Thursday, October 15, 2009

"We're trying to better our town"

This article about the small Montana town of Hardin is a hard lesson about of the desperation that leads to rural prison building and the consequences for one small town. The private jail is empty, the town is on the hook for costs, the economic crisis has made the prison a bad investment, and the worst may be yet to come. The potential savior comes in the form of a deal with a sketchy security company that the town desperately needs to work.

What strikes me most is the theme of desperation that runs through this article. It is present in many areas that have sought rural prisons under the illusion that the prison is their only hope for economic development.


Spec said...

Here is the CNN article from last May detailing Hardin's bid to become the new Gitmo

With many suburban areas creeping ever outwards, the isolated areas where prisons were are no longer so isolated. Of course, you could just do it like Salem, OR (where I went to Undergrad) and have two prisons and a criminal mental institution within the city limits.
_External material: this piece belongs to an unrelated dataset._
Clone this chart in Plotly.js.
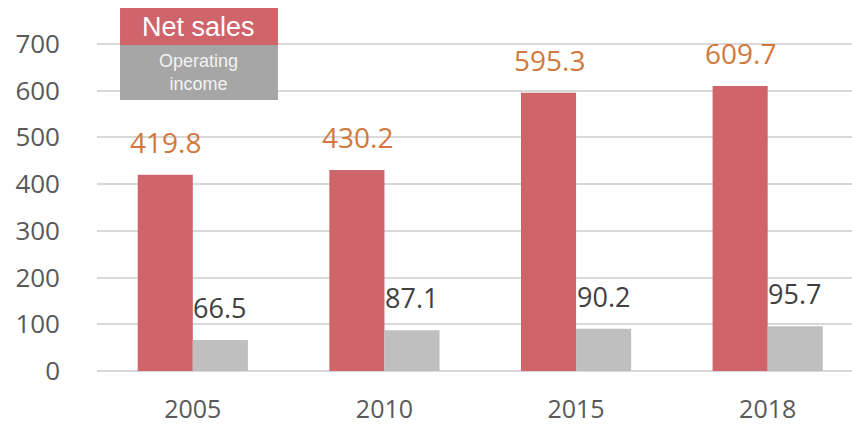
<!DOCTYPE html>
<html>
<head>
<meta charset="utf-8">
<script src="https://cdn.plot.ly/plotly-3.0.1.min.js"></script>
<style>html,body{margin:0;padding:0;background:#fff;}#chart{width:852px;height:424px;}</style>
</head>
<body>
<div id="chart"></div>
<script>
const years = ['2005', '2010', '2015', '2018'];
const netSales = [419.8, 430.2, 595.3, 609.7];
const operatingIncome = [66.5, 87.1, 90.2, 95.7];
const yTicks = [0, 100, 200, 300, 400, 500, 600, 700];

const RED = '#D0646B';
const GRAY = '#BFBFBF';

const traces = [
  {type: 'bar', x: years, y: netSales, name: 'Net sales', marker: {color: RED}, hoverinfo: 'none'},
  {type: 'bar', x: years, y: operatingIncome, name: 'Operating income', marker: {color: GRAY}, hoverinfo: 'none'}
];

const annotations = [];
years.forEach((yr, i) => {
  annotations.push({x: i, y: netSales[i], xref: 'x', yref: 'y', text: netSales[i].toFixed(1),
    showarrow: false, xanchor: 'center', yanchor: 'bottom', xshift: -27, yshift: 12,
    font: {family: 'Open Sans', size: 28, color: '#D2783C'}});
  annotations.push({x: i, y: operatingIncome[i], xref: 'x', yref: 'y', text: operatingIncome[i].toFixed(1),
    showarrow: false, xanchor: 'center', yanchor: 'bottom', xshift: 27, yshift: 12,
    font: {family: 'Open Sans', size: 27, color: '#404040'}});
});
// custom legend (paper coords: plot spans y 41..371)
annotations.push({xref: 'paper', yref: 'paper', x: 0.1345, y: 1.0424, text: 'Net sales', showarrow: false,
  xanchor: 'center', yanchor: 'middle', font: {family: 'Liberation Sans', size: 27, color: '#FFFFFF'}});
annotations.push({xref: 'paper', yref: 'paper', x: 0.1345, y: 0.9045, text: 'Operating<br>income', showarrow: false,
  xanchor: 'center', yanchor: 'middle', font: {family: 'Liberation Sans', size: 18, color: '#F2F2F2'}});

const layout = {
  width: 852, height: 424,
  margin: {l: 97, r: 0, t: 41, b: 53, pad: 0},
  paper_bgcolor: '#FFFFFF', plot_bgcolor: '#FFFFFF',
  showlegend: false,
  barmode: 'group', bargap: 0.425, bargroupgap: 0,
  font: {family: 'Open Sans', color: '#595959'},
  xaxis: {type: 'category', range: [-0.5, 3.44], showgrid: false, zeroline: false,
    showline: false, ticks: '', ticklabelstandoff: 21, tickfont: {family: 'Open Sans', size: 25, color: '#595959'}, fixedrange: true},
  yaxis: {range: [0, 706], tickvals: yTicks, ticktext: yTicks.map(String), showgrid: true,
    gridcolor: '#D9D9D9', gridwidth: 2, zeroline: true, zerolinecolor: '#D9D9D9', zerolinewidth: 2,
    showline: false, ticks: '', ticklabelstandoff: 36, tickfont: {family: 'Open Sans', size: 26, color: '#595959'}, fixedrange: true},
  shapes: [
    {type: 'rect', xref: 'paper', yref: 'paper', x0: 0.0305, x1: 0.2397, y0: 0.9879, y1: 1.1, 
      fillcolor: RED, line: {width: 0}, layer: 'above'},
    {type: 'rect', xref: 'paper', yref: 'paper', x0: 0.0305, x1: 0.2397, y0: 0.8212, y1: 0.9879,
      fillcolor: '#A6A6A6', line: {width: 0}, layer: 'above'}
  ],
  annotations: annotations
};

Plotly.newPlot('chart', traces, layout, {displayModeBar: false, staticPlot: true});
</script>
</body>
</html>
I agree with your description of the desperation which seems to run throughout. I only want to draw attention to how we have privatized many areas which one would think would be primary governmental functions, here prisons.

Anonymous said...

These depictions of Big Horn County do create an impression of a place so hard up for money, it would accept any undesirable with open arms, as long as there are jobs. It sounds like a place with no civic pride. However, when I spent time in Montana, I attended several rallies and town-hall type meetings in Lodge Grass (about 30 miles south of Hardin), where the residents were protesting a state plan to place a landfill in an area that often floods and is close to the school. The themes at these meetings could have been taken verbatim from a town meeting anywhere in Marin County, CA or Fairfax County, VA. The people there were concerned about children growing up next to an eyesore and potential health hazard. They were concerned about how the landfill would shape Lodge Grass's reputation. So I'd like to think that the residents of Big Horn County would accept the Gitmo prisoners not because they are desperate, but they've been through so much, the idea doesn't faze them.